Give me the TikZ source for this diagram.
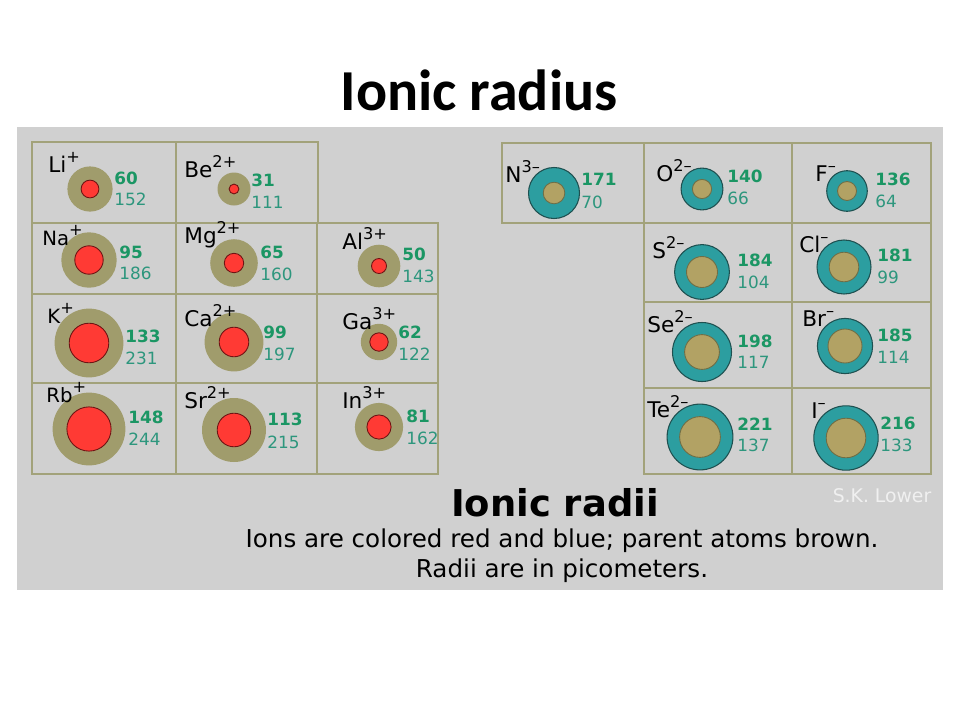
--
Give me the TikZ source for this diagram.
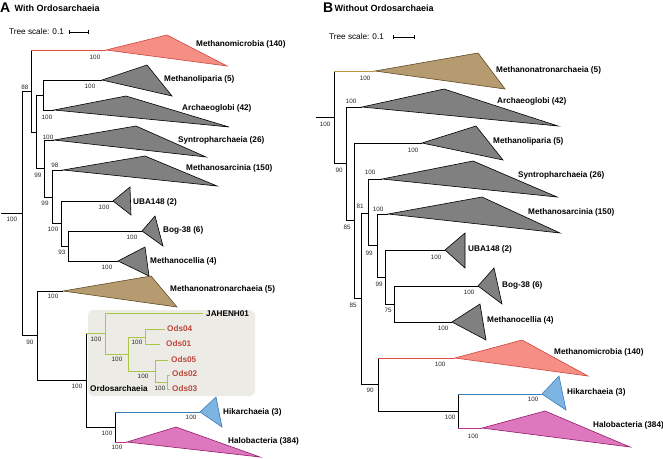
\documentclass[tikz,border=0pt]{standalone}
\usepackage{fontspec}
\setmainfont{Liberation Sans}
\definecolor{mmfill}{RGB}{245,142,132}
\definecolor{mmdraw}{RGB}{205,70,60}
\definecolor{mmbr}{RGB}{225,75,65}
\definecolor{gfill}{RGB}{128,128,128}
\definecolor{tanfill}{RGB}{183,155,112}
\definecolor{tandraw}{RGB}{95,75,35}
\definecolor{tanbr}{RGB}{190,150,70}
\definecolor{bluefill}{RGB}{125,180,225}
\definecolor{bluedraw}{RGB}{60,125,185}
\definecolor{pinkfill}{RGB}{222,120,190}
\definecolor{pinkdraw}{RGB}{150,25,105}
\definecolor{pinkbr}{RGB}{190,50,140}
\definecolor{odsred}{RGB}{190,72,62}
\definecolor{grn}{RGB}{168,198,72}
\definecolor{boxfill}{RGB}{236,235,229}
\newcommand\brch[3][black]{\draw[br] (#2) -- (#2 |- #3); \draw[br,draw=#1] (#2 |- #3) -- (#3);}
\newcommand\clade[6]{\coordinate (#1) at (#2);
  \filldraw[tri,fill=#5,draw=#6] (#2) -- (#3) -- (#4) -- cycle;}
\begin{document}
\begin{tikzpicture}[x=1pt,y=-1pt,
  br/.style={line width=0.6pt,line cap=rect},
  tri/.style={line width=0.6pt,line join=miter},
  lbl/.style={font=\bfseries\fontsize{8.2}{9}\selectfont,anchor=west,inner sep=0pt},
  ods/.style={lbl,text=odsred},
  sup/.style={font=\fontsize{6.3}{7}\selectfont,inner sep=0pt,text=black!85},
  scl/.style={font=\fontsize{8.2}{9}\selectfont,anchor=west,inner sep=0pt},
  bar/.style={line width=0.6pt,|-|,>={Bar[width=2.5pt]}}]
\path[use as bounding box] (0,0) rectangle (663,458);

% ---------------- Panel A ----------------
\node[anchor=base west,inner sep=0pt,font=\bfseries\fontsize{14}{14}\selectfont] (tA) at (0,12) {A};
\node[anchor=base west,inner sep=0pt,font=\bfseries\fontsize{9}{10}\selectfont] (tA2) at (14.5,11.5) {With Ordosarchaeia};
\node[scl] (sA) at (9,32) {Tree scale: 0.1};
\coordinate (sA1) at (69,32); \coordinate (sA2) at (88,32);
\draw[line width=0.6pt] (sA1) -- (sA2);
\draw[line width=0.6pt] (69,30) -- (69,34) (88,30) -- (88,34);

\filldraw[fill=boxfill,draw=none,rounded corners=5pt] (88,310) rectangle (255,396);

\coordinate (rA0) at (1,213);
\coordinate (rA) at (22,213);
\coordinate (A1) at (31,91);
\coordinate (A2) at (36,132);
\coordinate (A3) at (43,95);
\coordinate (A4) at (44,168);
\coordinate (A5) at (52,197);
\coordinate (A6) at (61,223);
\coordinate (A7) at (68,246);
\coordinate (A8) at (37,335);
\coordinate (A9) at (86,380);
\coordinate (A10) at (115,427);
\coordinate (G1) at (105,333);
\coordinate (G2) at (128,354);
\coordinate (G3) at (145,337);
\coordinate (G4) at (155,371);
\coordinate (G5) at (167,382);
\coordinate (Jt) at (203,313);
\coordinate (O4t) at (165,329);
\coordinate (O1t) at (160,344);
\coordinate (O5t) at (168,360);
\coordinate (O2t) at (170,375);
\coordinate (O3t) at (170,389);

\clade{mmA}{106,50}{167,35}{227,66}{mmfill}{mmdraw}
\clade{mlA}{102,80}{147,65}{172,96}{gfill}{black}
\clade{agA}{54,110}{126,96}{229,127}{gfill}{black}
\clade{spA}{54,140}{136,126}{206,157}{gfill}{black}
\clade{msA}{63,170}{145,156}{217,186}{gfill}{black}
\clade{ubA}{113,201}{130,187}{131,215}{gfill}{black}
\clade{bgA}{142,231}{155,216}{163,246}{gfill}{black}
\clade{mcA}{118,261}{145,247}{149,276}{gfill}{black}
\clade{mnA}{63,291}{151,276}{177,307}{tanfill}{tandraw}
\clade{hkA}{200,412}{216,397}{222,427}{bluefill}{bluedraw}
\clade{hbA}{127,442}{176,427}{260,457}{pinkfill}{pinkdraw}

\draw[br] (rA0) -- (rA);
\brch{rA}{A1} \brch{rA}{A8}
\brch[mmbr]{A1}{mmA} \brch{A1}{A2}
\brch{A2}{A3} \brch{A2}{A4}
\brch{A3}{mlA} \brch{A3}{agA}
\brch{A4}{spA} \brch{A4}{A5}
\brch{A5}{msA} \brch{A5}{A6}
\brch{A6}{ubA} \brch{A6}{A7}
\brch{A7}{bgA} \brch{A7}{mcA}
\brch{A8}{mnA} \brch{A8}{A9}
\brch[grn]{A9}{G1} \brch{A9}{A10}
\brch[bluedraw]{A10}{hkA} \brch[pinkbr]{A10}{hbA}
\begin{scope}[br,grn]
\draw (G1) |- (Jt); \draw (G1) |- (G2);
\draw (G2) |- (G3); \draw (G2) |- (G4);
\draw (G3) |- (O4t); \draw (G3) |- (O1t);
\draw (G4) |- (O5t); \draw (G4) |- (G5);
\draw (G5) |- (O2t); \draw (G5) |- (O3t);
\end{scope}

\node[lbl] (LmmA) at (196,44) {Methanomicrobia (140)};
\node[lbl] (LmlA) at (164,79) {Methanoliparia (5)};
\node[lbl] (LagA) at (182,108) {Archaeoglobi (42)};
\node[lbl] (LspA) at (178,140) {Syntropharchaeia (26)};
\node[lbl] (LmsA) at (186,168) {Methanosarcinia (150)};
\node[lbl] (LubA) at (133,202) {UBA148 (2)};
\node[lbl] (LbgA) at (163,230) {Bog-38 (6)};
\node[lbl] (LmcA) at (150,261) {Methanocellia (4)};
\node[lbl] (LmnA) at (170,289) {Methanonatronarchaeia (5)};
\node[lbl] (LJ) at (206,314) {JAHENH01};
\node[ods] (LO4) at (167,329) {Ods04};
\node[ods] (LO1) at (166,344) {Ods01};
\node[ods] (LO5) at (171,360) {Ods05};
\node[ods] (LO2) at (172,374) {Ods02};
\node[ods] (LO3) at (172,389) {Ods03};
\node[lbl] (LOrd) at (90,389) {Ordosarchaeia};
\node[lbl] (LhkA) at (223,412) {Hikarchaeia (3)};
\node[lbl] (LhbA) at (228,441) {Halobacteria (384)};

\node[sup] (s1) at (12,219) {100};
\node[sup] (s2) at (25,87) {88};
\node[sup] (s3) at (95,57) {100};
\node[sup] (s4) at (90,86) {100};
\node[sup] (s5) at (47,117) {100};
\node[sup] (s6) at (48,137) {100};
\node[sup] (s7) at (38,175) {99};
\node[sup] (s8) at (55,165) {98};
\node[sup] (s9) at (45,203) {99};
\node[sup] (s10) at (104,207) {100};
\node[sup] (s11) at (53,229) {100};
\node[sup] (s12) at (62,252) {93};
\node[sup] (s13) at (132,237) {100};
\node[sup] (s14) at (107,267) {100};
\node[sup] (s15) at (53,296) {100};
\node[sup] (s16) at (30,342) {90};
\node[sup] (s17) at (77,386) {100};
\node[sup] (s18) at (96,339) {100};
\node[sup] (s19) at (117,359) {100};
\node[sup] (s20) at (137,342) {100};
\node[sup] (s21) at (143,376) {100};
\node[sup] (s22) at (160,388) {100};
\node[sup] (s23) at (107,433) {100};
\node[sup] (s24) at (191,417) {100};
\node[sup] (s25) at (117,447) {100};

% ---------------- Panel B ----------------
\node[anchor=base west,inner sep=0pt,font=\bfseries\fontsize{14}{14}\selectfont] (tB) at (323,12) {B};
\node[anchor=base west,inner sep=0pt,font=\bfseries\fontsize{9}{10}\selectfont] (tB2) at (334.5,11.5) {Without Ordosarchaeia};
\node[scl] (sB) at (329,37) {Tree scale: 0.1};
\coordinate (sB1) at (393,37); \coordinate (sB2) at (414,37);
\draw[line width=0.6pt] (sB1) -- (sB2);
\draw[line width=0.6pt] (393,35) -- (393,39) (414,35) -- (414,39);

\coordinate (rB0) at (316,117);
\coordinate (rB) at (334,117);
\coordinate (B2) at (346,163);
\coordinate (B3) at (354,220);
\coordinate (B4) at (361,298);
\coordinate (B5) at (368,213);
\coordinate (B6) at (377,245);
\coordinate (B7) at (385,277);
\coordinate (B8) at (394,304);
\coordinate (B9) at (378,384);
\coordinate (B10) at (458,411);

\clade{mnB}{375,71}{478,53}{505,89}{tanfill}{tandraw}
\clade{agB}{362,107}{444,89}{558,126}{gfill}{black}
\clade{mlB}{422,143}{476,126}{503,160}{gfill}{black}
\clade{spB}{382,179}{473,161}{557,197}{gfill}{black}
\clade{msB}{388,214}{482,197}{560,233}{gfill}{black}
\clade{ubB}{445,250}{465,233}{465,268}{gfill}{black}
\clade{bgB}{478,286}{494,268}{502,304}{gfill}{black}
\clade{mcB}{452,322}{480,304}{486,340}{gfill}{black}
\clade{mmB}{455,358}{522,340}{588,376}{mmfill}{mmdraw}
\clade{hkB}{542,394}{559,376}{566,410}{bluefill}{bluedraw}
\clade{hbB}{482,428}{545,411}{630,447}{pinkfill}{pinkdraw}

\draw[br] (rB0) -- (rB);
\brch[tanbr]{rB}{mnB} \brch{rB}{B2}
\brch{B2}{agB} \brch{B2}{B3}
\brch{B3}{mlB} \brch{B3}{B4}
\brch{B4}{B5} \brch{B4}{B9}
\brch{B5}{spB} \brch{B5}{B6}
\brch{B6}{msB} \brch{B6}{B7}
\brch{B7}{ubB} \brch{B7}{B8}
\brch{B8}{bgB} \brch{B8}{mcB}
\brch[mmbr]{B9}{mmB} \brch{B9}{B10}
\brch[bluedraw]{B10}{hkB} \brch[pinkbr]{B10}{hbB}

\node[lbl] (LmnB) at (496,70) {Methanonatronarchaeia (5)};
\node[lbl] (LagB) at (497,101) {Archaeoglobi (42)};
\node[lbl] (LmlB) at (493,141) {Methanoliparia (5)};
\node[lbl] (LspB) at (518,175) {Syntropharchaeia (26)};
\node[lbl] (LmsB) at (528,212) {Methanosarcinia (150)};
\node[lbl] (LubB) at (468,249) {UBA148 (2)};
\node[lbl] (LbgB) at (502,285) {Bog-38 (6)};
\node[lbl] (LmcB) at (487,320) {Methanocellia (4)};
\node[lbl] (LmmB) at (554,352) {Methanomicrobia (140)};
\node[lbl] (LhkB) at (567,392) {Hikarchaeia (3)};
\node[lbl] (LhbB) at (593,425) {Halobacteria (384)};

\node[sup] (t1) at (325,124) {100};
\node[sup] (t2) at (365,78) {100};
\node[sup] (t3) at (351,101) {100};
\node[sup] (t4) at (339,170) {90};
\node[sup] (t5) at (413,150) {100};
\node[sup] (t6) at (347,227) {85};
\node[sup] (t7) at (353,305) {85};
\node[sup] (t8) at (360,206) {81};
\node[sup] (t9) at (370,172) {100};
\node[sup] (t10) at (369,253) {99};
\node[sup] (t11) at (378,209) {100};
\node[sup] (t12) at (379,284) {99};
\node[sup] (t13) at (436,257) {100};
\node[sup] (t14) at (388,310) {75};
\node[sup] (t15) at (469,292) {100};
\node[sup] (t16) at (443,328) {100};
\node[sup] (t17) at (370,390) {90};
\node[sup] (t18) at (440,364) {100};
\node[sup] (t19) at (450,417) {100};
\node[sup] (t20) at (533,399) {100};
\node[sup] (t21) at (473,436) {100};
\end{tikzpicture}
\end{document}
---
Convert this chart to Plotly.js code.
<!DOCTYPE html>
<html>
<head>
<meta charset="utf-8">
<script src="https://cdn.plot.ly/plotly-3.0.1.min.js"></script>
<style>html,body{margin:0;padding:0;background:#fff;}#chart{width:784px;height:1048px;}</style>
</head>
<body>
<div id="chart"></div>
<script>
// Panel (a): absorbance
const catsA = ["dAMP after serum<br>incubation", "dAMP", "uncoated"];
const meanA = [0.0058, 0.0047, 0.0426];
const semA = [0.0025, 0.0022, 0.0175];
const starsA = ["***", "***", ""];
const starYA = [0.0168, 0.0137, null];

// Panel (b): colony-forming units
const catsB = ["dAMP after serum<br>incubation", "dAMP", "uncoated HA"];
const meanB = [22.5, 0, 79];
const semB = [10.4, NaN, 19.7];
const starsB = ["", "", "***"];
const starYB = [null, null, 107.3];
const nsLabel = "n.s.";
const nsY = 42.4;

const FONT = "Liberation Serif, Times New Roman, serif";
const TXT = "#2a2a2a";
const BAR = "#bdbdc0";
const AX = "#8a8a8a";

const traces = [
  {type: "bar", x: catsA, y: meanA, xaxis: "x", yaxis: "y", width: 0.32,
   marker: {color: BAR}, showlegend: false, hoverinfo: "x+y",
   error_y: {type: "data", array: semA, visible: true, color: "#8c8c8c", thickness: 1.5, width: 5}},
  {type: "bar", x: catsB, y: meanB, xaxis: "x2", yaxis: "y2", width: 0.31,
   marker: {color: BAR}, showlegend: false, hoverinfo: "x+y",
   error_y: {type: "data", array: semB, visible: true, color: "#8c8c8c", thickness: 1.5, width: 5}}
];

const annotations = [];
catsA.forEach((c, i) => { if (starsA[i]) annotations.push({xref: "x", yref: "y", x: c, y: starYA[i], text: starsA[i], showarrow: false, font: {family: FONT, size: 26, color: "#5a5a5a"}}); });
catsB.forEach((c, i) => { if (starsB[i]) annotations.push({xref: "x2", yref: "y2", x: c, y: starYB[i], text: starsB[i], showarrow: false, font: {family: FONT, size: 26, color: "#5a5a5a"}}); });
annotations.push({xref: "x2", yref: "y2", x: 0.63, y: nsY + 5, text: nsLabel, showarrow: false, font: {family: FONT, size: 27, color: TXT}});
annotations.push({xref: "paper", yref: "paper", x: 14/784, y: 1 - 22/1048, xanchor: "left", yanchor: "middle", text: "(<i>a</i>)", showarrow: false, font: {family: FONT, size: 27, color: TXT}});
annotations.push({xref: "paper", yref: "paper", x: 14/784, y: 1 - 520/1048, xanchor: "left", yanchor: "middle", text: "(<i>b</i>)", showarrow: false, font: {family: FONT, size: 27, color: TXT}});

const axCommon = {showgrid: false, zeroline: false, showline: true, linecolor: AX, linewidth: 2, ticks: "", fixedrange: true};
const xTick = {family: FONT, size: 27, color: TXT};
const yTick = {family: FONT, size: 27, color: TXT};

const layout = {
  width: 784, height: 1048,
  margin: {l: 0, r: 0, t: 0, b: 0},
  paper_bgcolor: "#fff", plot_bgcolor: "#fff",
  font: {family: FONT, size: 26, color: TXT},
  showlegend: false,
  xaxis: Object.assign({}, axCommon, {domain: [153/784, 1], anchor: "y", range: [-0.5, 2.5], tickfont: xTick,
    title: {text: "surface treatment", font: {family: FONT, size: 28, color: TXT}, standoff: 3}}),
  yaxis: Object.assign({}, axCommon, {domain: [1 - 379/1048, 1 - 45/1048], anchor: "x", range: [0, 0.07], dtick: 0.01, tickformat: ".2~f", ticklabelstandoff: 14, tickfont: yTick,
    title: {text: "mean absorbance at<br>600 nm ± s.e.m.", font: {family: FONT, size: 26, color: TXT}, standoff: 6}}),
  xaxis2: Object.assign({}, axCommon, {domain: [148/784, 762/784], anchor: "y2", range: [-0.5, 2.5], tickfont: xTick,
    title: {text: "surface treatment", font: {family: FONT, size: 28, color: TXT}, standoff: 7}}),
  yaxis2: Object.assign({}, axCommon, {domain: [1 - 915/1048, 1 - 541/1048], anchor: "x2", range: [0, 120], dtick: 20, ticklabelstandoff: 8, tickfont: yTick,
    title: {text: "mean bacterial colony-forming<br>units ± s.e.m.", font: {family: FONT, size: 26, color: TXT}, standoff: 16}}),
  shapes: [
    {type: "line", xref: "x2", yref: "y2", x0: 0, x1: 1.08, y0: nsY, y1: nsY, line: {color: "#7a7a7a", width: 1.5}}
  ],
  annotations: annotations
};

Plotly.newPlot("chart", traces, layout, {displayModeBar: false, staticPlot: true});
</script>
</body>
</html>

*GIVEN INSTRUCTION*: Filter the listing above by the word "chart"; copy each line that passes.

*THE COMPLETED TASK*:
Convert this chart to Plotly.js code.
<style>html,body{margin:0;padding:0;background:#fff;}#chart{width:784px;height:1048px;}</style>
<div id="chart"></div>
Plotly.newPlot("chart", traces, layout, {displayModeBar: false, staticPlot: true});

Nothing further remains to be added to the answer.